For example, you don’t have to restrict yourself from eating any of the food that you enjoy, but you can be aware of your portion sizes and only eat until you feel full (as opposed to kind of unconsciously snacking away just out of boredom—something we are all guilty of from time to time, I’m sure!). That way, you encourage a sort of mindfulness in the act of eating itself as well as a greater understanding of what your body needs to be satisfied and what makes you happy. Additionally, if you're not feeling up for crazy intense workouts during these quarantine days, maybe try some lighter exercise like beginner’s yoga or a casual bike ride. Even a leisurely walk around the neighborhood after dinner would be a great way to stretch your legs and get some fresh air while helping to digest the food in your stomach.
Something else that I’ve personally been doing these days is intermittent fasting (IF), which sounds a lot more intimidating than it actually is. Essentially, IF is just an eating pattern where you allocate a certain amount of time during the day for eating and only eat during that given period of time. For example, I give myself an eight-hour window (usually around 11:00am–7:00pm) during which I will eat normally (e.g. brunch, some snacks here and there, dinner), and then I will fast for the rest of the time, a feat which is made easier due to the fact that I’ll be asleep for roughly eight of the remaining sixteen hours. I started intermittent fasting as a way to make sure I’m not eating too close to bedtime, but paired with exercise I’ve found that it’s helped me regulate my weight over time as well. I’ll still give myself “cheat days” from time to time (I love midnight snacking too much to give it up completely lmao), but overall IF has given my eating schedule a bit more structure and discipline that I wanted.
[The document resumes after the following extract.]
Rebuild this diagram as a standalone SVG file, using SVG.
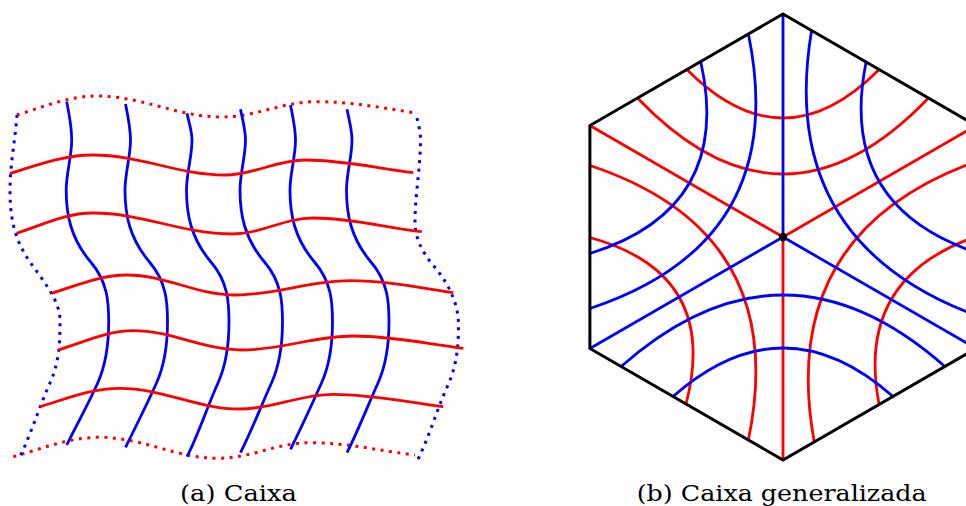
<svg xmlns="http://www.w3.org/2000/svg" width="966" height="506" viewBox="0 0 966 506">
<style>
  .r { fill: none; stroke: #ff0000; stroke-width: 2.8; }
  .b { fill: none; stroke: #0000ff; stroke-width: 2.8; }
  .dot { stroke-width: 3; stroke-dasharray: 3 5.5; }
  .k { fill: none; stroke: #000000; stroke-width: 3; stroke-linejoin: miter; }
  .cap { font-family: "DejaVu Serif", "Liberation Serif", serif; font-size: 23px; fill: #000000; text-anchor: middle; }
</style>

<g id="fig-a">
  <g id="a-boundary">
    <path id="a-top" class="r dot" d="M16.7,115 C43.5,107 68.1,96 97,96 C142,96 177,117 222,117 C256,117 282,101.7 316,101.7 C352.7,101.7 384,108.2 418,113.3"/>
    <path id="a-bottom" class="r dot" d="M13.3,456.7 C42.3,448.6 68.8,437.3 100,437.3 C142.5,437.3 175.5,458.3 218,458.3 C251,458.3 277,442.7 310,442.7 C348,442.7 380,451 415,455"/>
    <path id="a-left" class="b dot" d="M17,115 C15.2,140 10,165 10,190 C10,215 13.2,238 30,262 C43.5,281.3 60,300.7 60,320 C60,341 59.5,362 50,383 C38.4,408.7 31.2,434.3 18.3,460"/>
    <path id="a-right" class="b dot" d="M417,118 C418.8,125.3 420.5,132.7 420.5,140 C420.5,167.3 415,194.7 415,222 C415,236.3 420.8,250.7 433,265 C450,285 458.5,305 458.5,325 C458.5,345 457,365 448,385 C436.4,410.7 429.5,436.3 416.7,462"/>
  </g>
  <g id="a-blue">
    <path class="b" d="M66.7,101.7 C69.3,114.5 71.7,127.2 71.7,140 C71.7,156.7 66.2,173.3 66.2,190 C66.2,214 70.3,238 90.7,262 C107.7,282 108.7,302 108.7,322 C108.7,342.3 106.8,362.7 97.7,383 C88.4,403.7 77,424.3 66.7,445"/>
    <path class="b" d="M125.5,104 C127.9,116 130.5,128 130.5,140 C130.5,156.7 125,173.3 125,190 C125,214 129.1,238 149.5,262 C166.5,282 167.5,302 167.5,322 C167.5,342.3 165.6,362.7 156.5,383 C146.9,404.4 136.2,425.9 125.5,447.3"/>
    <path class="b" d="M187,113.3 C188.8,122.2 192,131.1 192,140 C192,156.7 186.5,173.3 186.5,190 C186.5,214 190.6,238 211,262 C228,282 229,302 229,322 C229,342.3 227.1,362.7 218,383 C206.9,407.6 199.3,432.1 187,456.7"/>
    <path class="b" d="M240.5,109.3 C242.5,119.5 245.5,129.8 245.5,140 C245.5,156.7 240,173.3 240,190 C240,214 244.1,238 264.5,262 C281.5,282 282.5,302 282.5,322 C282.5,342.3 280.6,362.7 271.5,383 C261,406.2 252.1,429.5 240.5,452.7"/>
    <path class="b" d="M290.5,105 C292.8,116.7 295.5,128.3 295.5,140 C295.5,156.7 290,173.3 290,190 C290,214 294.1,238 314.5,262 C331.5,282 332.5,302 332.5,322 C332.5,342.3 330.6,362.7 321.5,383 C311.6,405.1 301.5,427.2 290.5,449.3"/>
    <path class="b" d="M347,109.3 C349,119.5 352,129.8 352,140 C352,156.7 346.5,173.3 346.5,190 C346.5,214 350.6,238 371,262 C388,282 389,302 389,322 C389,342.3 387.1,362.7 378,383 C367.5,406.2 358.6,429.5 347,452.7"/>
  </g>
  <g id="a-red">
    <path class="r" d="M10,173.3 C37.7,165 63,155 93,155 C140.5,155 177.5,175 225,175 C254,175 276,160 305,160 C344,160 377.3,168.4 413.3,172.7"/>
    <path class="r" d="M16.7,233.3 C42.1,224.9 65.5,213 93,213 C143,213 182,234 232,234 C261,234 284,218 313,218 C352,218 385.7,227.7 421.7,231.7"/>
    <path class="r" d="M51.7,293.3 C76.7,285.5 100,275 127,275 C166,275 196,295 235,295 C276,295 309,280.7 350,280.7 C387,280.7 419.3,287.6 453.3,292.7"/>
    <path class="r" d="M58.3,350 C83.3,342.5 106.3,330.7 133.3,330.7 C172.3,330.7 203,350 242,350 C282,350 313.3,336 353.3,336 C393,336 426.3,343.8 463.3,348.3"/>
    <path class="r" d="M40,406.7 C66.7,398.7 91.2,388.3 120,388.3 C163,388.3 197,409 240,409 C273.5,409 299.5,394.3 333,394.3 C372.7,394.3 406.3,402.2 443.3,406.7"/>
  </g>
</g>

<g id="fig-b">
  <g id="b-red">
    <path class="r" d="M783,237 L589.9,125.5 M783,237 L783,460 M783,237 L976.1,125.5"/>
    <path class="r" d="M686.9,69.5 Q783,166.5 879.1,69.5"/>
    <path class="r" d="M637.5,98 Q783,250 928.5,98"/>
    <path class="r" d="M589.9,237.5 Q720.2,273.25 686,404"/>
    <path class="r" d="M589.9,165.5 Q791.2,232.25 748.4,440"/>
    <path class="r" d="M976.1,236.5 Q854.9,278.5 879.1,404.5"/>
    <path class="r" d="M976.1,161.5 Q776.5,233.25 814.2,442"/>
  </g>
  <g id="b-blue">
    <path class="b" d="M783,237 L783,14 M783,237 L589.9,348.5 M783,237 L976.1,348.5"/>
    <path class="b" d="M700.7,61.5 Q733.7,208.5 589.9,253.5"/>
    <path class="b" d="M748.4,34 Q791.2,241.75 589.9,308.5"/>
    <path class="b" d="M673,396.5 Q783,299.5 893,396.5"/>
    <path class="b" d="M621.1,366.5 Q783,223.5 944.9,366.5"/>
    <path class="b" d="M866.1,62 Q837.1,205.75 976.1,252.5"/>
    <path class="b" d="M811.6,30.5 Q776.1,241 976.1,315.5"/>
  </g>
  <g id="b-hexagon">
    <path class="k" d="M783,14 L976.1,125.5 L976.1,348.5 L783,460 L589.9,348.5 L589.9,125.5 Z"/>
    <circle id="b-center" cx="783" cy="237" r="4.2" fill="#000000"/>
  </g>
</g>

<g id="captions">
  <text class="cap" x="238.5" y="501" textLength="117" lengthAdjust="spacingAndGlyphs">(a) Caixa</text>
  <text class="cap" x="781.7" y="501" textLength="290" lengthAdjust="spacingAndGlyphs">(b) Caixa generalizada</text>
</g>
</svg>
Of course, I really want to emphasize that these are just suggestions, and ultimately you should engage your relationship with food in the way that makes you feel happiest and healthiest. However, I hope you will consider eating and exercising not from the perspective of having to look a certain way (especially by giving up one entirely at the expense of the other), but rather from the perspective of achieving a balanced and healthy lifestyle suitable for your own needs. Feel free to reach out anytime if you have any more questions or updates to share. I’m wishing you the best of luck!